I’m late to the party on this one, I think. The first season of ITV’s The Frankenstein Chronicles was recommended to me by Mike Mignola back at the end of 2017, and when both seasons cropped up on Netflix a few months later I added the series to my watch list, but I didn’t get around to watching any of it until the holidays a few weeks ago. I thought I had a pretty good idea what the series would be about, but I was completely wrong. It was so, SO much more than I had expected.

To avoid spoiling things too much, I’ll just say that The Frankenstein Chronicles is a period-piece horror/mystery story with supernatural/science-fictional elements that makes brilliant use of the era in which it is set, incorporating real historical figures in key roles. (Pointing out just who those historical figures are would spoil the fun so I’ll refrain, though I will say that I kicked myself for not recognizing the pen name of newspaper reporter until after I finished watching the second season finale.) And the story is set in a historical era that I haven’t often seen explored in these sorts of TV shows and movies, late Georgian England (1827 to 1830, specifically) rather than the more familiar Victorian era.
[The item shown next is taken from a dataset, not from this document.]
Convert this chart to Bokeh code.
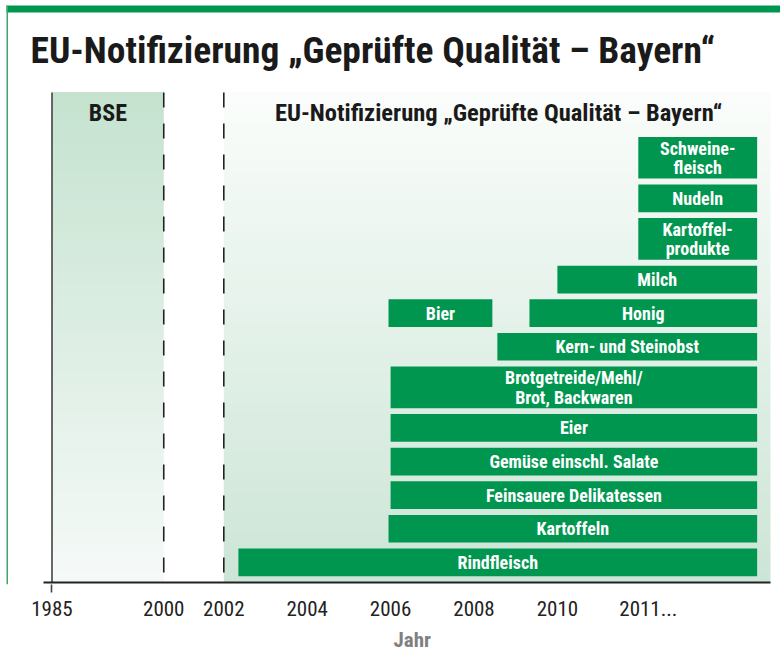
import numpy as np
from bokeh.plotting import figure
from bokeh.models import Range1d, FixedTicker, ColumnDataSource, Title
from bokeh.core.properties import value
from bokeh.embed import file_html
from bokeh.resources import INLINE

# ---------------- data ----------------
tick_pos = [1997.88, 2000.56, 2002, 2004, 2006, 2008, 2010, 2012.18]
tick_labels = ["1985", "2000", "2002", "2004", "2006", "2008", "2010", "2011..."]

products = ["Rindfleisch", "Kartoffeln", "Feinsauere Delikatessen",
            "Gemüse einschl. Salate", "Eier", "Brotgetreide/Mehl/\nBrot, Backwaren",
            "Kern- und Steinobst", "Bier", "Honig", "Milch",
            "Kartoffel-\nprodukte", "Nudeln", "Schweine-\nfleisch"]
start_year = [2002.35, 2005.95, 2006.0, 2006.0, 2006.0, 2006.0,
              2008.56, 2005.95, 2009.33, 2010.0, 2011.94, 2011.94, 2011.94]
end_year = [2014.79, 2014.79, 2014.79, 2014.79, 2014.79, 2014.79,
            2014.79, 2008.44, 2014.79, 2014.79, 2014.79, 2014.79, 2014.79]
row = [0, 1, 2, 3, 4, 5, 6, 7, 7, 8, 9, 10, 11]

bse_start, bse_end = 1997.88, 2000.56
notif_start, notif_end = 2002.0, 2015.11

title = "EU-Notifizierung „Geprüfte Qualität – Bayern“"
x_label = "Jahr"

# ---------------- styling ----------------
GREEN = "#009650"
FONT = "'Roboto Condensed', 'DejaVu Sans Condensed', 'Liberation Sans Narrow', sans-serif"
PX_PER_YEAR = 41.7
X0 = 2002 - 223.3 / PX_PER_YEAR
X1 = 2002 + 556.7 / PX_PER_YEAR
TOP = 490          # top of the chart area (y units = px above axis)
H1, H2, GAP, BASE = 27.7, 41.7, 5.9, 6.3

# row layout computed from label line counts
n_rows = max(row) + 1
lines = [1] * n_rows
for r, name in zip(row, products):
    lines[r] = max(lines[r], name.count("\n") + 1)
row_bottom, row_top = [], []
cur = BASE
for r in range(n_rows):
    h = H1 if lines[r] == 1 else H2
    row_bottom.append(cur)
    row_top.append(cur + h)
    cur += h + GAP

src = ColumnDataSource(dict(
    left=start_year, right=end_year,
    bottom=[row_bottom[r] for r in row], top=[row_top[r] for r in row],
    xc=[(a + b) / 2 for a, b in zip(start_year, end_year)],
    yc=[(row_bottom[r] + row_top[r]) / 2 for r in row],
    name=products,
))

p = figure(width=780, height=670, x_range=Range1d(X0, X1), y_range=Range1d(-2, 582),
           output_backend="svg", toolbar_location=None, y_axis_location=None,
           min_border_left=0, min_border_right=0, min_border_top=0, min_border_bottom=86)
p.grid.visible = False
p.outline_line_color = None
p.background_fill_color = "white"
p.border_fill_color = "white"


def hex2rgb(h):
    return np.array([int(h[i:i + 2], 16) for i in (1, 3, 5)], dtype=float)


def gradient(x0, x1, c_top, c_bot, n=49):
    edges = np.linspace(0, TOP, n + 1)
    ct, cb = hex2rgb(c_top), hex2rgb(c_bot)
    cols = []
    for i in range(n):
        t = (edges[i] + edges[i + 1]) / 2 / TOP
        c = cb + (ct - cb) * t
        cols.append("#%02x%02x%02x" % tuple(int(round(v)) for v in c))
    p.quad(left=x0, right=x1, bottom=edges[:-1], top=edges[1:] + 0.5,
           fill_color=cols, line_color=None)


gradient(bse_start, bse_end, "#c4e2cf", "#f6faf8")
gradient(notif_start, notif_end, "#fafdfb", "#cce5d6")

# vertical lines
p.segment(x0=[bse_start], y0=[TOP], x1=[bse_start], y1=[0], line_color="#444444", line_width=1.6)
p.segment(x0=[bse_end, notif_start], y0=[TOP, TOP], x1=[bse_end, notif_start], y1=[0, 0],
          line_color="#222222", line_width=1.6, line_dash="15 16")

# bars
p.quad(left="left", right="right", bottom="bottom", top="top", source=src,
       fill_color=GREEN, line_color=None)
p.text(x="xc", y="yc", text="name", source=src, text_color="white",
       text_font=value(FONT), text_font_style="bold", text_font_size="18px",
       text_align="center", text_baseline="middle", text_line_height=0.92)

# axis line
p.segment(x0=[2002 - 180.3 / PX_PER_YEAR], y0=[0], x1=[notif_end], y1=[0],
          line_color="#222222", line_width=2)

# headers
p.text(x=[(bse_start + bse_end) / 2], y=[470], text=["BSE"], text_color="#1a1a1a",
       text_font=value(FONT), text_font_style="bold", text_font_size="24px",
       text_align="center", text_baseline="middle")
p.text(x=[2008.59], y=[470], text=[title], text_color="#1a1a1a",
       text_font=value(FONT), text_font_style="bold", text_font_size="24.5px",
       text_align="center", text_baseline="middle")

# main title
p.text(x=[2002 - 193.3 / PX_PER_YEAR], y=[533], text=[title], text_color="#1a1a1a",
       text_font=value(FONT), text_font_style="bold", text_font_size="37.5px",
       text_align="left", text_baseline="middle")

# frame decorations
p.quad(left=[2002 - 217.3 / PX_PER_YEAR], right=[X1], bottom=[570], top=[577],
       fill_color=GREEN, line_color=None)
p.quad(left=[2002 - 217.3 / PX_PER_YEAR], right=[2002 - 215.8 / PX_PER_YEAR], bottom=[-2], top=[577],
       fill_color="#3aa86a", line_color=None)

# x axis
ax = p.xaxis[0]
ax.ticker = FixedTicker(ticks=tick_pos, minor_ticks=[bse_start])
ax.major_label_overrides = {t: l for t, l in zip(tick_pos, tick_labels)}
ax.axis_line_color = None
ax.major_tick_line_color = None
ax.major_tick_out = 0
ax.major_tick_in = 0
ax.minor_tick_line_color = "#444444"
ax.minor_tick_line_width = 1.6
ax.minor_tick_out = 8
ax.minor_tick_in = 0
ax.major_label_standoff = 8
ax.major_label_text_font = FONT
ax.major_label_text_font_size = "21px"
ax.major_label_text_color = "#222222"

p.add_layout(Title(text=x_label, align="left", offset=393, standoff=15,
                   text_font=FONT, text_font_style="bold", text_font_size="21px",
                   text_color="#7f7f7f"), "below")

open("out.html", "w").write(file_html(p, INLINE))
The second season was scripted by a different team of writers than the first, and there is a slight shift in tone, but I found the way that they explore and expand on the way the first season ends deeply satisfying. There are moments of real horror throughout, so it’s not for the squeamish, but the way that real literary history, politics, science, and philosophy are threaded through the narrative was surprisingly sophisticated and well-done, to my tastes. Both seasons are available now on Netflix, and are well worth checking out.